MATERIAL TO PROCESS:
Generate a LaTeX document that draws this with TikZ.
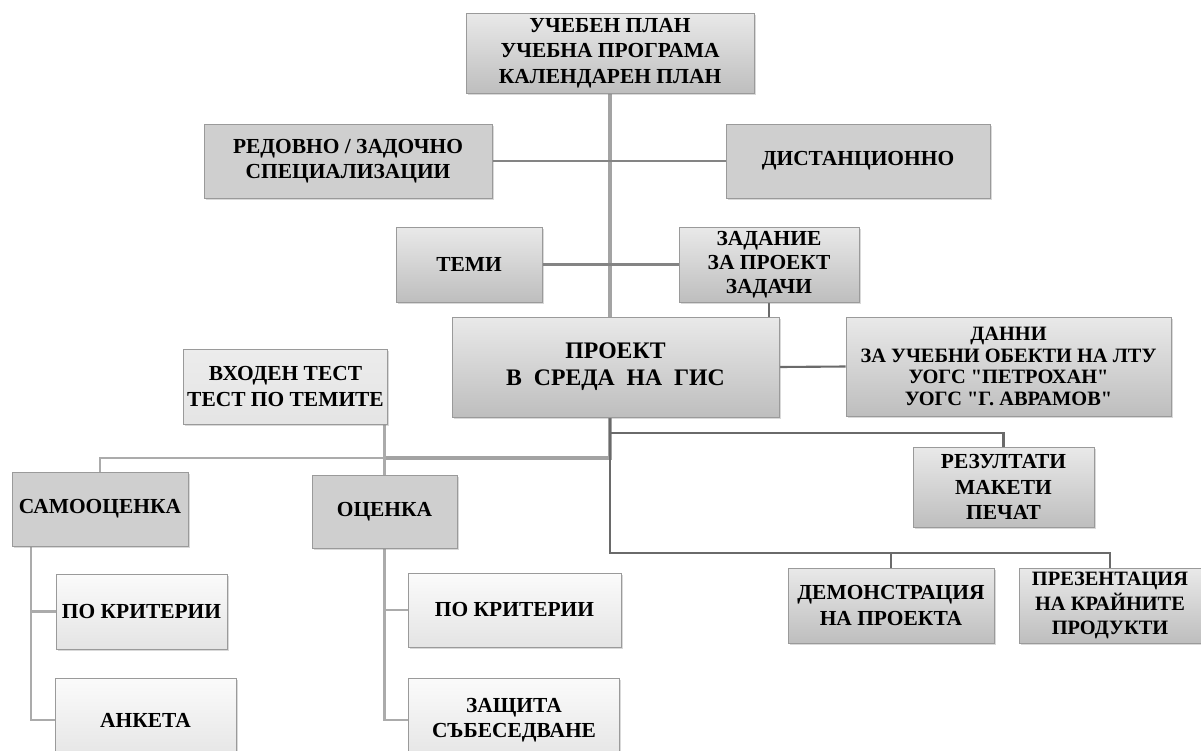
\documentclass[tikz,border=0pt]{standalone}
\usepackage{fontspec}
\setmainfont{Liberation Serif}[Ligatures=TeXOff]
\usepackage{xcolor}
\usetikzlibrary{positioning,shadows}

\definecolor{boxline}{HTML}{9A9A9A}
\definecolor{boxflat}{HTML}{CFCFCF}
\definecolor{shadetop}{HTML}{E9E9E9}
\definecolor{shadebot}{HTML}{BEBEBE}
\definecolor{lighttop}{HTML}{FBFBFB}
\definecolor{lightbot}{HTML}{E4E4E4}
\definecolor{trunkgray}{HTML}{A3A3A3}
\definecolor{linkmid}{HTML}{848484}
\definecolor{linkdark}{HTML}{6A6A6A}
\definecolor{linklight}{HTML}{ABABAB}

\pgfdeclarelayer{bg}
\pgfsetlayers{bg,main}

\begin{document}
\begin{tikzpicture}[
    x=0.02cm, y=-0.02cm,
    font=\bfseries\fontsize{12.2}{14.5}\selectfont,
    box/.style={rectangle, draw=boxline, line width=0.5pt, align=center, inner sep=2pt,
        drop shadow={shadow xshift=1pt, shadow yshift=-1pt, opacity=0.3}},
    flatbox/.style={box, fill=boxflat},
    shadebox/.style={box, top color=shadetop, bottom color=shadebot},
    lightbox/.style={box, top color=lighttop, bottom color=lightbot},
    boxsize/.style 2 args={minimum width=#1*0.02cm, minimum height=#2*0.02cm},
    trunk/.style={line width=2.4pt, trunkgray},
    link/.style={line width=1.5pt, linkmid},
    darklink/.style={line width=1.2pt, linkdark},
    lightlink/.style={line width=1.2pt, linklight}
]
\useasboundingbox (0,0) rectangle (1201,751);

% Plan and forms of study
\node[shadebox, boxsize={288}{80}] (plan) at (610,53) {УЧЕБЕН ПЛАН\\УЧЕБНА ПРОГРАМА\\КАЛЕНДАРЕН ПЛАН};
\node[flatbox, boxsize={288}{74}] (redovno) at (348,161) {РЕДОВНО / ЗАДОЧНО\\СПЕЦИАЛИЗАЦИИ};
\node[flatbox, boxsize={264}{74}] (dist) at (858,161) {ДИСТАНЦИОННО};

% Topics and assignment
\node[shadebox, boxsize={146}{75}] (temi) at (469,264.5) {ТЕМИ};
\node[shadebox, boxsize={180}{75}, font=\bfseries\fontsize{12.2}{13.5}\selectfont] (zadanie) at (769,264.5) {ЗАДАНИЕ\\ЗА ПРОЕКТ\\ЗАДАЧИ};

% Project
\node[shadebox, boxsize={327}{100}, font=\bfseries\fontsize{13.5}{15.5}\selectfont] (proekt) at (615.5,367) {ПРОЕКТ\\В\ \ СРЕДА\ \ НА\ \ ГИС};
\node[shadebox, boxsize={325}{99}, font=\bfseries\fontsize{11.6}{12.2}\selectfont] (danni) at (1008.5,366.5) {ДАННИ\\ЗА УЧЕБНИ ОБЕКТИ НА ЛТУ\\УОГС "ПЕТРОХАН"\\УОГС "Г. АВРАМОВ"};

% Tests and assessment
\node[lightbox, boxsize={197}{75}, top color=boxflat!40, bottom color=boxflat!55] (vhoden) at (285.5,386.5) {ВХОДЕН ТЕСТ\\ТЕСТ ПО ТЕМИТЕ};
\node[flatbox, boxsize={176}{74}] (samo) at (100,509) {САМООЦЕНКА};
\node[flatbox, boxsize={145}{73}] (ocenka) at (384.5,511.5) {ОЦЕНКА};
\node[lightbox, boxsize={171}{75}] (krit1) at (141.5,611.5) {ПО КРИТЕРИИ};
\node[lightbox, boxsize={181}{84}] (anketa) at (145.5,720) {АНКЕТА};
\node[lightbox, boxsize={213}{74}] (krit2) at (514.5,610) {ПО КРИТЕРИИ};
\node[lightbox, boxsize={211}{84}] (zashtita) at (514,720) {ЗАЩИТА\\СЪБЕСЕДВАНЕ};

% Results
\node[shadebox, boxsize={181}{80}] (rezultati) at (1003.5,487) {РЕЗУЛТАТИ\\МАКЕТИ\\ПЕЧАТ};
\node[shadebox, boxsize={206}{75}] (demo) at (891,605.5) {ДЕМОНСТРАЦИЯ\\НА ПРОЕКТА};
\node[shadebox, boxsize={182}{75}, font=\bfseries\fontsize{11.6}{14}\selectfont] (prez) at (1110,605.5) {ПРЕЗЕНТАЦИЯ\\НА КРАЙНИТЕ\\ПРОДУКТИ};

\coordinate (join) at (610,458);
\coordinate (r1) at (610,433);
\coordinate (r2) at (610,553);
\coordinate (sv) at (31,546);

\begin{pgfonlayer}{bg}
% Main line
\draw[trunk] (plan.south) -- (join) -- (ocenka.north |- join);
\draw[lightlink] (ocenka.north |- join) -| (samo.north);
\draw[link] (redovno.east) -- (dist.west);
\draw[link] (temi.east) -- (zadanie.west);
\draw[darklink] (zadanie.south) -- (zadanie.south |- proekt.north);
\draw[darklink] (proekt.east) -- (danni.west);
\draw[lightlink] (ocenka.north |- vhoden.east) -- (ocenka.north);

% Results branch
\draw[darklink] (plan.south |- proekt.south) -- (r2) -| (demo.north);
\draw[darklink] (r2) -| (prez.north);
\draw[darklink] (r1) -| (rezultati.north);

% Assessment branches
\draw[lightlink] (sv) |- (anketa.west);
\draw[lightlink] (krit1.west) -| (sv);
\draw[lightlink] (ocenka.south) |- (zashtita.west);
\draw[lightlink] (krit2.west) -| (ocenka.south);
\end{pgfonlayer}

\end{tikzpicture}
\end{document}
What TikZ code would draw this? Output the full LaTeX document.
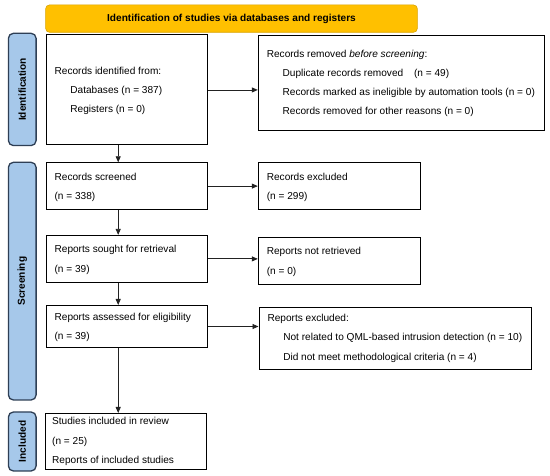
\documentclass[tikz,border=0pt]{standalone}
\usepackage{fontspec}
\setmainfont{Liberation Sans}
\usetikzlibrary{arrows.meta}
\definecolor{bannerfill}{HTML}{FFC000}
\definecolor{bannerdraw}{HTML}{D9A300}
\definecolor{sidefill}{HTML}{A6C8EA}
\definecolor{sidedraw}{HTML}{2E3F55}
\definecolor{linecol}{HTML}{222222}
\begin{document}
\begin{tikzpicture}[x=1pt,y=-1pt,
  box/.style={draw=black, line width=1pt, rectangle, anchor=north west, inner sep=0pt},
  txt/.style={anchor=west, inner sep=0pt, align=left,
    font=\fontsize{10.1}{19.3}\selectfont},
  side/.style={draw=sidedraw, fill=sidefill, line width=1.3pt,
    rounded corners=5pt, rotate=90, inner sep=0pt,
    font=\fontsize{10.1}{12}\selectfont\bfseries},
  banner/.style={draw=bannerdraw, fill=bannerfill, line width=0.6pt,
    rounded corners=4pt, inner sep=0pt,
    font=\fontsize{10.1}{12}\selectfont\bfseries},
  arr/.style={-{Triangle[length=6pt,width=5pt]}, line width=0.8pt, draw=linecol}]
\useasboundingbox (0,0) rectangle (550,476);
\fill[white] (0,0) rectangle (550,476);

\node[banner, minimum width=371.8pt, minimum height=27.4pt] (ban) at (231.5,18.6)
  {Identification of studies via databases and registers};

\node[side, minimum width=112.3pt, minimum height=27.7pt] (sid) at (22.25,89.45) {Identification};
\node[side, minimum width=237.7pt, minimum height=27.7pt] (sscr) at (22.25,281.15) {Screening};
\node[side, minimum width=59pt, minimum height=27.7pt] (sinc) at (22.25,441.5) {Included};

% boxes
\node[box, minimum width=161.4pt, minimum height=110.1pt] (ident) at (45.6,34.4) {};
\node[box, minimum width=286.6pt, minimum height=94.8pt] (removed) at (257.8,35) {};
\node[box, minimum width=161.4pt, minimum height=46.6pt] (screened) at (45.6,162.3) {};
\node[box, minimum width=162.1pt, minimum height=46.6pt] (excl1) at (257.8,162.3) {};
\node[box, minimum width=161.4pt, minimum height=47pt] (sought) at (45.6,234.9) {};
\node[box, minimum width=162.1pt, minimum height=47pt] (notret) at (257.8,237) {};
\node[box, minimum width=161.4pt, minimum height=42pt] (assessed) at (45.6,305) {};
\node[box, minimum width=272.9pt, minimum height=61.7pt] (excl2) at (258.5,307) {};
\node[box, minimum width=161.4pt, minimum height=56pt] (studies) at (44.5,413) {};

% texts
\node[txt] (identT) at ([xshift=8.8pt,yshift=-1pt]ident.west)
  {Records identified from:\\\hspace*{15.8pt}Databases (n = 387)\\\hspace*{15.8pt}Registers (n = 0)};
\node[txt] (removedT) at ([xshift=8.8pt,yshift=-0.5pt]removed.west)
  {Records removed \textit{before screening}:\\
   \hspace*{15.8pt}Duplicate records removed\hspace{8pt} (n = 49)\\
   \hspace*{15.8pt}Records marked as ineligible by automation tools (n = 0)\\
   \hspace*{15.8pt}Records removed for other reasons (n = 0)};
\node[txt] (screenedT) at ([xshift=8.8pt,yshift=-1pt]screened.west) {Records screened\\(n = 338)};
\node[txt] (excl1T) at ([xshift=8.8pt,yshift=-1pt]excl1.west) {Records excluded\\(n = 299)};
\node[txt] (soughtT) at ([xshift=8.8pt,yshift=-1pt]sought.west) {Reports sought for retrieval\\(n = 39)};
\node[txt] (notretT) at ([xshift=8.8pt,yshift=-1pt]notret.west) {Reports not retrieved\\(n = 0)};
\node[txt] (assessedT) at ([xshift=8.8pt,yshift=-1pt]assessed.west) {Reports assessed for eligibility\\(n = 39)};
\node[txt] (excl2T) at ([xshift=8.8pt,yshift=0pt]excl2.west)
  {Reports excluded:\\
   \hspace*{15.8pt}Not related to QML-based intrusion detection (n = 10)\\
   \hspace*{15.8pt}Did not meet methodological criteria (n = 4)};
\node[txt] (studiesT) at ([xshift=7.5pt,yshift=0pt]studies.west)
  {Studies included in review\\(n = 25)\\Reports of included studies};

\coordinate (ax) at (118.2,0);
\draw[arr] (ident.east) -- (ident.east -| removed.west);
\draw[arr] (screened.east) -- (screened.east -| excl1.west);
\draw[arr] (sought.east) -- (sought.east -| notret.west);
\draw[arr] (assessed.east) -- (assessed.east -| excl2.west);
\draw[arr] (ident.south -| ax) -- (screened.north -| ax);
\draw[arr] (screened.south -| ax) -- (sought.north -| ax);
\draw[arr] (sought.south -| ax) -- (assessed.north -| ax);
\draw[arr] (assessed.south -| ax) -- (studies.north -| ax);
\end{tikzpicture}
\end{document}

REQUIREMENT:
Look through the entries above; copy each line where the string "LaTeX" appears.

RESPONSE TO THE TASK:
Generate a LaTeX document that draws this with TikZ.
What TikZ code would draw this? Output the full LaTeX document.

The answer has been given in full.